> [DESCRIPTION OF THE TASK] Copy the material that follows word for word and omit its pictures.

> [DATA EXCERPT]
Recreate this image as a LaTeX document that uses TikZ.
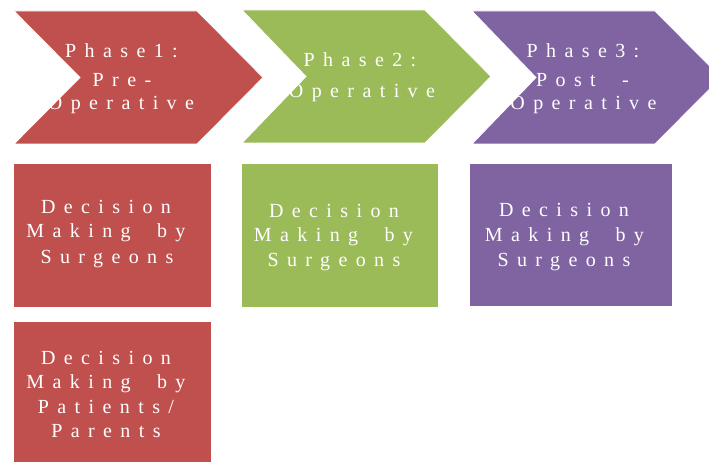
\documentclass[tikz,border=0pt]{standalone}
\usepackage{fontspec}
\newfontfamily\spc[LetterSpace=42]{Liberation Serif}
\definecolor{cred}{HTML}{C0504D}
\definecolor{cgreen}{HTML}{9BBB59}
\definecolor{cpurple}{HTML}{8064A2}
\newcommand\wsp{\hspace{13pt} }
\begin{document}
\begin{tikzpicture}[x=1pt,y=-1pt,
  shapeedge/.style={draw=white,line width=0.8pt},
  lbl/.style={text=white,font=\spc\fontsize{20}{24}\selectfont,inner sep=0pt,anchor=base}]
\useasboundingbox (0,0) rectangle (709,462);
\clip (0,0) rectangle (709,462);
% chevrons
\path[shapeedge,fill=cred] (14,11) -- (197,11) -- (263,77.5) -- (197,144) -- (14,144) -- (80,77.5) -- cycle;
\path[shapeedge,fill=cgreen] (242,10) -- (425,10) -- (491,76.5) -- (425,143) -- (242,143) -- (306,76.5) -- cycle;
\path[shapeedge,fill=cpurple] (472,11) -- (655,11) -- (721,77.5) -- (655,144) -- (472,144) -- (536,77.5) -- cycle;
% boxes
\path[shapeedge,fill=cred] (13,163) rectangle (211,307);
\path[shapeedge,fill=cgreen] (241,163) rectangle (438,307);
\path[shapeedge,fill=cpurple] (469,163) rectangle (672,306);
\path[shapeedge,fill=cred] (13,321) rectangle (211,470);
% chevron texts
\node[lbl] (c1a) at (121.5,57.5) {Phase1:};
\node[lbl] (c1b) at (122,87) {Pre-};
\node[lbl] (c1c) at (121,109.5) {Operative};
\node[lbl] (c2a) at (360,67) {Phase2:};
\node[lbl] (c2b) at (362,98) {Operative};
\node[lbl] (c3a) at (583,58) {Phase3:};
\node[lbl] (c3b) at (582.5,87) {Post\wsp-};
\node[lbl] (c3c) at (583.5,110) {Operative};
% box texts
\node[lbl] (b1a) at (106,214) {Decision};
\node[lbl] (b1b) at (106,238) {Making\wsp by};
\node[lbl] (b1c) at (107,263) {Surgeons};
\node[lbl] (b2a) at (334,218) {Decision};
\node[lbl] (b2b) at (333.5,242) {Making\wsp by};
\node[lbl] (b2c) at (334,267) {Surgeons};
\node[lbl] (b3a) at (564,217) {Decision};
\node[lbl] (b3b) at (564.5,241.5) {Making\wsp by};
\node[lbl] (b3c) at (564,266) {Surgeons};
\node[lbl] (b4a) at (106,364) {Decision};
\node[lbl] (b4b) at (106,388) {Making\wsp by};
\node[lbl] (b4c) at (106,413) {Patients/};
\node[lbl] (b4d) at (106,437) {Parents};
\end{tikzpicture}
\end{document}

> [WRITTEN ANSWER]
Recreate this image as a LaTeX document that uses TikZ.
\documentclass[tikz,border=0pt]{standalone}
\usepackage{fontspec}
\newfontfamily\spc[LetterSpace=42]{Liberation Serif}
\definecolor{cred}{HTML}{C0504D}
\definecolor{cgreen}{HTML}{9BBB59}
\definecolor{cpurple}{HTML}{8064A2}
\newcommand\wsp{\hspace{13pt} }
\begin{document}
\begin{tikzpicture}[x=1pt,y=-1pt,
  shapeedge/.style={draw=white,line width=0.8pt},
  lbl/.style={text=white,font=\spc\fontsize{20}{24}\selectfont,inner sep=0pt,anchor=base}]
\useasboundingbox (0,0) rectangle (709,462);
\clip (0,0) rectangle (709,462);
% chevrons
\path[shapeedge,fill=cred] (14,11) -- (197,11) -- (263,77.5) -- (197,144) -- (14,144) -- (80,77.5) -- cycle;
\path[shapeedge,fill=cgreen] (242,10) -- (425,10) -- (491,76.5) -- (425,143) -- (242,143) -- (306,76.5) -- cycle;
\path[shapeedge,fill=cpurple] (472,11) -- (655,11) -- (721,77.5) -- (655,144) -- (472,144) -- (536,77.5) -- cycle;
% boxes
\path[shapeedge,fill=cred] (13,163) rectangle (211,307);
\path[shapeedge,fill=cgreen] (241,163) rectangle (438,307);
\path[shapeedge,fill=cpurple] (469,163) rectangle (672,306);
\path[shapeedge,fill=cred] (13,321) rectangle (211,470);
% chevron texts
\node[lbl] (c1a) at (121.5,57.5) {Phase1:};
\node[lbl] (c1b) at (122,87) {Pre-};
\node[lbl] (c1c) at (121,109.5) {Operative};
\node[lbl] (c2a) at (360,67) {Phase2:};
\node[lbl] (c2b) at (362,98) {Operative};
\node[lbl] (c3a) at (583,58) {Phase3:};
\node[lbl] (c3b) at (582.5,87) {Post\wsp-};
\node[lbl] (c3c) at (583.5,110) {Operative};
% box texts
\node[lbl] (b1a) at (106,214) {Decision};
\node[lbl] (b1b) at (106,238) {Making\wsp by};
\node[lbl] (b1c) at (107,263) {Surgeons};
\node[lbl] (b2a) at (334,218) {Decision};
\node[lbl] (b2b) at (333.5,242) {Making\wsp by};
\node[lbl] (b2c) at (334,267) {Surgeons};
\node[lbl] (b3a) at (564,217) {Decision};
\node[lbl] (b3b) at (564.5,241.5) {Making\wsp by};
\node[lbl] (b3c) at (564,266) {Surgeons};
\node[lbl] (b4a) at (106,364) {Decision};
\node[lbl] (b4b) at (106,388) {Making\wsp by};
\node[lbl] (b4c) at (106,413) {Patients/};
\node[lbl] (b4d) at (106,437) {Parents};
\end{tikzpicture}
\end{document}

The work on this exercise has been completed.